Many of the types of changes that contemporary taxa are experiencing have occurred in the geologic past, and the fossil record preserves a rich history of community and ecosystem responses to species invasions, climatic instability, and other environmental changes. As such, the patterns and processes that occurred in the geologic past can be studied as analogs for understanding implications of similar changes within modern ecosystems. In particular, biotic invasion events, the dispersal of taxa from their ancestral biogeographic area to another, have impacted biodiversity throughout geologic time. Invasion events associated with biodiversity increases have been linked to ecologic and evolutionary processes such as niche partitioning, species packing, and higher speciation rates. Yet substantial biodiversity decline has also been documented following invasion events due to elevated extinction and/or reduced speciation rates. In this contribution, I will explore the relationships among invasion events, community and ecosystem structure, and biodiversity during a regional invasion event that occurred within the shallow seas covering eastern North America during the Late Ordovician Period (~450 Ma). The impact of the invasion event on the community and ecosystem will be examined by combining ecological niche modelling and phylogenetic biogeography of common taxa, emphasizing brachiopod and trilobite clades.

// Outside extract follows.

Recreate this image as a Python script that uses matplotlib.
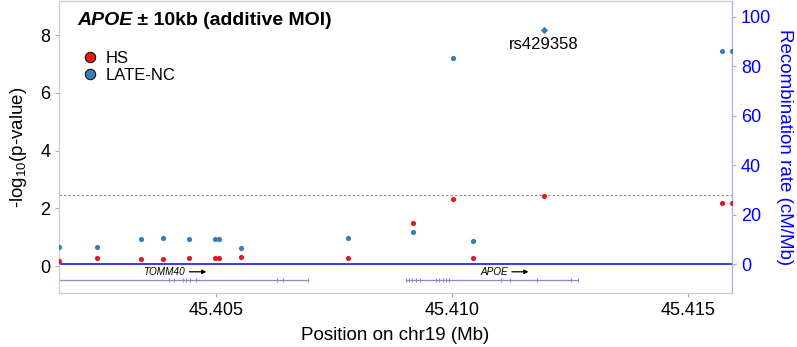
import matplotlib
matplotlib.use("Agg")
import matplotlib.pyplot as plt
import numpy as np

plt.rcParams['font.family'] = ['Liberation Sans', 'DejaVu Sans']
plt.rcParams['mathtext.fontset'] = 'custom'
plt.rcParams['mathtext.rm'] = 'Liberation Sans'
plt.rcParams['mathtext.it'] = 'Liberation Sans:italic'
plt.rcParams['mathtext.bf'] = 'Liberation Sans:bold'

# ---------------- data ----------------
snp_pos = [45.40167, 45.40248, 45.40341, 45.40386, 45.40443, 45.40497, 45.40506,
           45.40552, 45.40779, 45.40917, 45.41001, 45.41045, 45.41194, 45.41572, 45.41593]
hs_logp = [0.17, 0.27, 0.25, 0.25, 0.28, 0.28, 0.28, 0.30, 0.27, 1.50, 2.31, 0.29,
           2.42, 2.17, 2.17]
late_logp = [0.66, 0.65, 0.94, 0.97, 0.94, 0.94, 0.94, 0.62, 0.97, 1.18, 7.19, 0.87,
             8.19, 7.45, 7.45]
lead_snp = "rs429358"
lead_pos = 45.41194
threshold = 2.45

rec_pos = [45.40100, 45.40500, 45.41000, 45.41700]
rec_rate = [0.1, 0.1, 0.1, 0.1]

genes = ["TOMM40", "APOE"]
gene_start = [45.39448, 45.40902]
gene_end = [45.40695, 45.41266]
gene_exons = [
    [45.40399, 45.40410, 45.40429, 45.40436, 45.40445, 45.40456, 45.40629, 45.40642, 45.40695],
    [45.40902, 45.40909, 45.40916, 45.40923, 45.40931, 45.40966, 45.40973, 45.40981,
     45.40987, 45.40994, 45.41103, 45.41123, 45.41180, 45.41252, 45.41266],
]
gene_label_pos = [45.40388, 45.41089]
gene_arrow = [(45.40443, 45.40479), (45.41127, 45.41162)]

xticks = [45.405, 45.410, 45.415]
yticks = [0, 2, 4, 6, 8]
rticks = [0, 20, 40, 60, 80, 100]

c_hs = "#E41A1C"
c_late = "#377EB8"
c_gene = "#8c8cd0"

# ---------------- figure ----------------
fig = plt.figure(figsize=(7.97, 3.47), dpi=100)
ax = fig.add_axes([0.0744, 0.1556, 0.8437, 0.8415])
ax2 = ax.twinx()
ax.set_zorder(ax2.get_zorder() + 1)
ax.patch.set_visible(False)

x0, x1 = min(snp_pos), max(snp_pos)
ax.set_xlim(x0, x1)
ax.set_ylim(-0.935, 9.18)
ax2.set_ylim(-11.72, 106.3)

# recombination rate
ax2.plot(rec_pos, rec_rate, color="#3a3aea", lw=1.4)

# threshold
ax.axhline(threshold, color="#888888", lw=0.8, ls=(0, (2, 2)))

# points
pos = np.array(snp_pos)
late = np.array(late_logp)
hs = np.array(hs_logp)
is_lead = np.isclose(pos, lead_pos)
ax.scatter(pos, hs, s=14, color=c_hs, linewidths=0, zorder=3)
ax.scatter(pos[~is_lead], late[~is_lead], s=14, color=c_late, linewidths=0, zorder=3)
ax.scatter(pos[is_lead], late[is_lead], s=14, marker="D", color=c_late, linewidths=0, zorder=3)
ax.annotate(lead_snp, xy=(lead_pos, late[is_lead][0]), xytext=(0, -10.5),
            textcoords="offset points", ha="center", va="center", fontsize=12)

# genes
gy = -0.495
for i, g in enumerate(genes):
    ax.hlines(gy, gene_start[i], gene_end[i], color=c_gene, lw=0.9, zorder=2)
    ax.plot(gene_exons[i], [gy] * len(gene_exons[i]), ls="none", marker="|",
            ms=3.5, mew=0.8, color=c_gene, zorder=2)
    ax.text(gene_label_pos[i], -0.2, g, style="italic", fontsize=7.2,
            ha="center", va="center")
    a0, a1 = gene_arrow[i]
    ax.annotate("", xy=(a1, -0.2), xytext=(a0, -0.2),
                arrowprops=dict(arrowstyle="-|>", color="black", lw=0.9,
                                mutation_scale=6, shrinkA=0, shrinkB=0))

# legend
hdl = [plt.Line2D([], [], ls="none", marker="o", ms=7.5, mfc=c_hs, mec="black", mew=0.7),
       plt.Line2D([], [], ls="none", marker="o", ms=7.5, mfc=c_late, mec="black", mew=0.7)]
ax.legend(hdl, ["HS", "LATE-NC"], loc="upper left", bbox_to_anchor=(0.0333, 0.828),
          frameon=False, fontsize=12, borderaxespad=0, borderpad=0, handlelength=1.0,
          handletextpad=0.45, labelspacing=0.12)

# title
t1 = ax.text(0.0263, 0.918, "APOE", transform=ax.transAxes, style="italic",
             weight="bold", fontsize=14, va="baseline", ha="left")
ax.annotate(" \u00b1 10kb (additive MOI)", xy=(1, 0), xycoords=t1, va="bottom",
            ha="left", weight="bold", fontsize=14)

# axes styling
ax.set_xticks(xticks)
ax.set_xticklabels([f"{v:.3f}" for v in xticks])
ax.set_yticks(yticks)
ax.tick_params(axis="both", labelsize=13, length=3, color="#aaaaaa", width=0.8)
ax.set_xlabel("Position on chr19 (Mb)", fontsize=13.5, labelpad=6)
ax.set_ylabel(r"-log$_{10}$(p-value)", fontsize=13.5, labelpad=8)
for s in ["left", "bottom", "top"]:
    ax.spines[s].set_color("#cccccc")
    ax.spines[s].set_linewidth(0.9)
ax.spines["right"].set_visible(False)

ax2.set_yticks(rticks)
ax2.tick_params(axis="y", labelsize=13, length=3, color="#aaaaee", width=0.8,
                labelcolor="blue")
ax2.set_ylabel("Recombination rate (cM/Mb)", fontsize=13.5, color="blue",
               rotation=270, labelpad=16)
for s in ["left", "bottom", "top"]:
    ax2.spines[s].set_visible(False)
ax2.spines["right"].set_color("#aaaaee")
ax2.spines["right"].set_linewidth(0.9)

fig.savefig("out.png", dpi=100, facecolor="white")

Results/Conclusions (200 words)
The focal taxa exhibited high fidelity in habitat tracking, ecological niches stable, and community structure was conserved during the pre-invasion Interval characterized by gradual abiotic change. The onset of the invasion, however, is marked by fundamental community restructuring, statistically lower niche stability and increased niche evolution. The only native taxa to persist through the invasion interval were ecological generalists. The post-invasion niche occupation of these species represented a subset of their original fundamental niche dimensions rather than a shift to new ecospace. Niche contraction is interpreted as a response to increased competition from invasive species via niche partitioning within the ecosystem. The invasion interval is further marked by a speciation gap. Based on phylogenetic biogeographic analyses, this gap develops primarily from reduced speciation by vicariance, likely due to extinction of small populations or limited opportunity to maintain genetic isolation. Results of the Ordovician case study indicates that modern species invasion could produce novel ecosystems dominated by generalist taxa via a two-pronged effect of homogenizing taxa across large regions while suppressing generation of new species to replace specialists currently experiencing high extinction pressure.